I was trying to solve the integral $$ A=\int_0^{\infty}\frac{x}{e^x + 1}\, dx. $$
Firstly, I was trying to solve the indefinite one $$ I(x)=\int\frac{x}{e^x + 1}\, dx. $$ By subtitution $t = e^x$, fraction decomposition, and lastly partial integration for the second integrand i get :
$\displaystyle I(x)=\frac{x^2}{2} - x\cdot\ln(e^x + 1) - \text{Li}_2(-e^x)$ (ignoring the constant)
Where $\text{Li}_2(-e^x) = \sum\limits_{k\geq 1} \dfrac{(-e^x)^k}{k}$
so then of course :
$A = I(x\to \infty) - I(0)$
The result that i get on calculator is $A = \dfrac{\pi^2}{12}$,
which makes sense considering $\dfrac{x}{e^x+1} \to 0$ as $x\to \infty$ (thus it has finite area).
But when i tried to do it manually by hand (with fourier series to compute $I(0)$ and Convergence test for $I(x\to \infty)$)

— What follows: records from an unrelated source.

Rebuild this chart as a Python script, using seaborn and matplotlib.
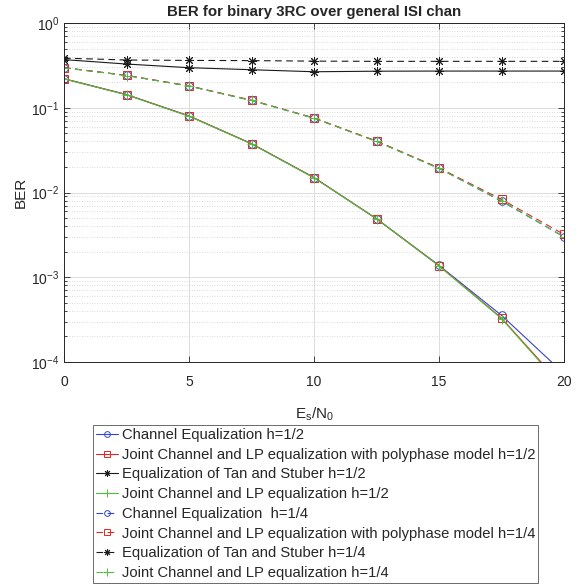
import numpy as np
import pandas as pd
import seaborn as sns
import matplotlib
matplotlib.use("Agg")
import matplotlib.pyplot as plt
from matplotlib.ticker import LogLocator, NullFormatter, MultipleLocator

# ------------------------------------------------------------
# DATA
# ------------------------------------------------------------
snr = [0, 2.5, 5, 7.5, 10, 12.5, 15, 17.5, 20]

# h = 1/2 (solid lines)
ce_h2 = [0.220, 0.143, 0.080, 0.0377, 0.0150, 0.0049, 0.00138, 0.000355, 0.000073]
jp_h2 = [0.220, 0.143, 0.080, 0.0377, 0.0150, 0.0049, 0.00137, 0.000330, 0.000050]
ts_h2 = [0.370, 0.328, 0.297, 0.281, 0.266, 0.270, 0.271, 0.271, 0.271]
jl_h2 = [0.219, 0.142, 0.0795, 0.0375, 0.0149, 0.0049, 0.00136, 0.000325, 0.000048]

# h = 1/4 (dashed lines)
ce_h4 = [0.297, 0.241, 0.181, 0.122, 0.0755, 0.0402, 0.0193, 0.0079, 0.0030]
jp_h4 = [0.297, 0.241, 0.181, 0.123, 0.0757, 0.0405, 0.0195, 0.0083, 0.0032]
ts_h4 = [0.385, 0.366, 0.362, 0.360, 0.355, 0.353, 0.353, 0.353, 0.353]
jl_h4 = [0.296, 0.240, 0.180, 0.122, 0.0752, 0.0400, 0.0192, 0.0080, 0.0030]

labels = [
    "Channel Equalization h=1/2",
    "Joint Channel and LP equalization with polyphase model h=1/2",
    "Equalization of Tan and Stuber h=1/2",
    "Joint Channel and LP equalization h=1/2",
    "Channel Equalization  h=1/4",
    "Joint Channel and LP equalization with polyphase model h=1/4",
    "Equalization of Tan and Stuber h=1/4",
    "Joint Channel and LP equalization h=1/4",
]
series = [ce_h2, jp_h2, ts_h2, jl_h2, ce_h4, jp_h4, ts_h4, jl_h4]

# ------------------------------------------------------------
# STYLE
# ------------------------------------------------------------
sns.set_style("ticks")
plt.rcParams["font.family"] = ["Liberation Sans", "DejaVu Sans"]

colors = ["#3344cc", "#e02828", "#1a1a1a", "#4cc236"]
markers = ["o", "s", (8, 2, 0), "+"]
msizes = [5.5, 5.5, 6.5, 7]
dashed = (0, (6, 4))

fig = plt.figure(figsize=(5.84, 5.87), dpi=100)
ax = fig.add_axes([0.1096, 0.3833, 0.8562, 0.5775])

handles = []
for i, vals in enumerate(series):
    k = i % 4
    ls = "-" if i < 4 else dashed
    sns.lineplot(
        x=snr, y=vals, ax=ax,
        color=colors[k], marker=markers[k], linestyle=ls,
        linewidth=0.8, markersize=msizes[k],
        markerfacecolor="none", markeredgecolor=colors[k],
        markeredgewidth=0.7, sort=False, estimator=None,
    )
    handles.append(ax.get_lines()[-1])

ax.set_yscale("log")
ax.set_xlim(0, 20)
ax.set_ylim(1e-4, 1)
ax.xaxis.set_major_locator(MultipleLocator(5))
ax.yaxis.set_major_locator(LogLocator(base=10))
ax.yaxis.set_minor_locator(LogLocator(base=10, subs=np.arange(2, 10)))
ax.yaxis.set_minor_formatter(NullFormatter())

ax.grid(which="major", color="#dcdcdc", linewidth=0.7, linestyle="-")
ax.grid(which="minor", axis="y", color="#cfcfcf", linewidth=0.6, linestyle=(0, (1, 2)))
ax.set_axisbelow(True)

for sp in ax.spines.values():
    sp.set_visible(True)
    sp.set_color("#262626")
    sp.set_linewidth(0.7)

ax.tick_params(which="both", direction="in", top=True, right=True,
               colors="#262626", labelsize=10, width=0.6)
ax.tick_params(which="major", length=4)
ax.tick_params(which="minor", length=2)
ax.tick_params(axis="x", pad=9)

ax.set_title("BER for binary 3RC over general ISI chan",
             fontsize=10.8, fontweight="bold", pad=5)
ax.set_xlabel(r"E$_\mathregular{s}$/N$_\mathregular{0}$", fontsize=11, labelpad=12)
ax.set_ylabel("BER", fontsize=11, labelpad=2)

leg = ax.legend(
    handles, labels,
    loc="upper left", bbox_to_anchor=(0.159, 0.276),
    bbox_transform=fig.transFigure, borderaxespad=0,
    fontsize=10.6, frameon=True, fancybox=False, markerscale=0.75,
    handlelength=1.5, handletextpad=0.25, labelspacing=0.39,
    borderpad=0.2,
)
leg.get_frame().set_edgecolor("#444444")
leg.get_frame().set_linewidth(0.7)

fig.savefig("out.png", dpi=100)
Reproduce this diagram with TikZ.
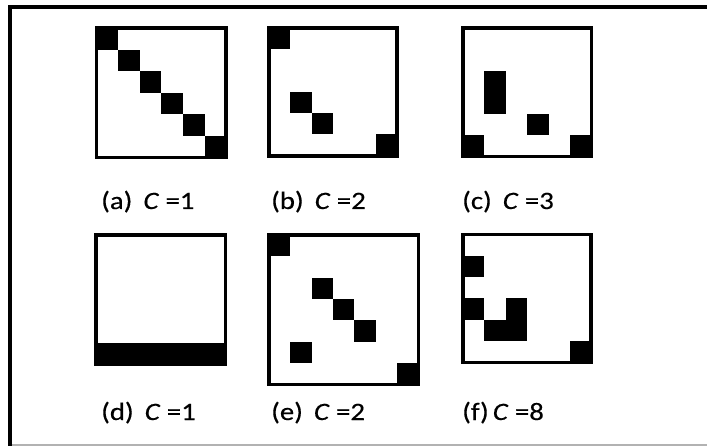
\documentclass[tikz,border=0pt]{standalone}
\usepackage{fontspec}
\setmainfont{Carlito}
\newfontfamily\labfont[FakeStretch=1.15,FakeBold=0.4]{Carlito}
\newcommand\mygrid[5]{%
  \foreach \c/\r in {#5} {\fill[cellfill] ({#1+\c*#3},{#2+\r*#3}) rectangle ++(#3,#3);}
  \draw[boxline] (#1,#2) rectangle ++({#4*#3},{#4*#3});}
\begin{document}
\begin{tikzpicture}[x=1pt,y=-1pt,
  cellfill/.style={fill=black},
  boxline/.style={draw=black,line width=3.5pt},
  lab/.style={inner sep=0pt,anchor=base west,font=\labfont\fontsize{25}{30}\selectfont},
  frameline/.style={draw=black,line width=3.5pt},
  bottomline/.style={draw=black!30,line width=1.5pt}]
\useasboundingbox (0,0) rectangle (707,446);
% frame
\draw[bottomline] (10,445.2) -- (707,445.2);
\draw[frameline] (10,446) -- (10,7) -- (707,7);
% panels
\mygrid{96.5}{28}{21.6}{6}{0/0,1/1,2/2,3/3,4/4,5/5}
\mygrid{269}{28}{21.3}{6}{0/0,1/3,2/4,5/5}
\mygrid{463}{28}{21.4}{6}{1/2,1/3,3/4,0/5,5/5}
\mygrid{96}{235}{21.6}{6}{0/5,1/5,2/5,3/5,4/5,5/5}
\mygrid{269}{235}{21.36}{7}{0/0,2/2,3/3,4/4,1/5,6/6}
\mygrid{463}{234.5}{21.33}{6}{0/1,0/3,2/3,1/4,2/4,5/5}
% labels
\node[lab] (la) at (101,209) {(a)\hspace{11pt}\textit{C} =1};
\node[lab] (lb) at (271,209) {(b)\hspace{11pt}\textit{C} =2};
\node[lab] (lc) at (462,209) {(c)\hspace{11pt}\textit{C} =3};
\node[lab] (ld) at (101,420) {(d)\hspace{11pt}\textit{C} =1};
\node[lab] (le) at (271,420) {(e)\hspace{11pt}\textit{C} =2};
\node[lab] (lf) at (462,420) {(f)\hspace{4pt}\textit{C} =8};
\end{tikzpicture}
\end{document}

i get : $A = \text{divergent} - \dfrac{\pi^2}{12}$
edit : for $I(x\to\infty)$ i do L'hopital and Convergence test
$I(x\to \infty) = N-K$ where $\displaystyle N=\lim_{x\to\infty} \dfrac{x(x-2\ln(e^x+1))}{2}$ and $\displaystyle K=\lim_{x\to\infty} \sum\limits_{k\geq1} (-1)^k \cdot \dfrac{e^{kx}}{k}$
$\displaystyle N=\lim_{x\to\infty} \dfrac{x(x-2\ln(e^x+1))}{2} = \lim_{x\to\infty} \dfrac{x-\ln(e^x+1)}{\cfrac{2}{x}}$
$\displaystyle N=\lim_{x\to\infty} \dfrac{x(x-\ln(e^x+1))}{2} = \lim_{x\to\infty} \dfrac{1-\dfrac{2e^x}{e^x+1}}{-\cfrac{2}{x^2}}$
$\displaystyle N=\lim_{x\to\infty} \dfrac{x(x-\ln(e^x+1))}{2} = \dfrac{1}{2}\lim_{x\to\infty} \dfrac{\dfrac{e^x(e^x+1)-e^{2x}}{(e^x+1)^2}}{\cfrac{1}{x^3}}$
$\displaystyle N=\lim_{x\to\infty} \dfrac{x(x-\ln(e^x+1))}{2} = \dfrac{1}{2}\lim_{x\to\infty} \dfrac{\dfrac{e^x}{(e^x+1)^2}}{\cfrac{1}{x^3}}$
$\displaystyle N=\lim_{x\to\infty} \dfrac{x(x-\ln(e^x+1))}{2} = \dfrac{1}{2}\lim_{x\to\infty} \dfrac{x^3e^x}{(e^x+1)^2}$
$\displaystyle N=\lim_{x\to\infty} \dfrac{x(x-\ln(e^x+1))}{2} = \dfrac{1}{2}\lim_{x\to\infty} \dfrac{(3x^2+x^3)e^x}{2(e^x+1)\cdot e^x}$
$\displaystyle N=\lim_{x\to\infty} \dfrac{x(x-\ln(e^x+1))}{2} = \dfrac{1}{4}\lim_{x\to\infty} \dfrac{3x^2+x^3}{e^x+1}$
$\displaystyle N=\lim_{x\to\infty} \dfrac{x(x-\ln(e^x+1))}{2} = \dfrac{1}{4}\lim_{x\to\infty} \dfrac{6x+3x^2}{e^x}$
$\displaystyle N=\lim_{x\to\infty} \dfrac{x(x-\ln(e^x+1))}{2} = \dfrac{3}{2}\lim_{x\to\infty} \dfrac{x+1}{e^x} \to 0$
and for K :
$\displaystyle K=\lim_{x\to\infty} \sum\limits_{k\geq1} (-1)^k \cdot \dfrac{e^{kx}}{k}$
$\displaystyle K= \sum\limits_{k\geq1} \dfrac{(-1)^k}{k} \cdot \lim_{x\to\infty}e^{kx} $
$ K= \sum\limits_{k\geq1} \dfrac{(-1)^k}{k} \cdot\infty = \infty$
other things i tried : using series representation of $\dfrac{1}{x+1}$, change $x$ into $e^x$, multiply the series by $x$ and then integrate it, i still get Divergent-$\dfrac{\pi^2}{12}$
Anyone can point out where it went wrong done manually ?
Edit : Resolved
So all i need to do is just turn $\dfrac{x}{e^x+1}$ into $\dfrac{xe^{-x}}{e^{-x}+1}$ then use maclaurin series for $\dfrac{1}{x+1}$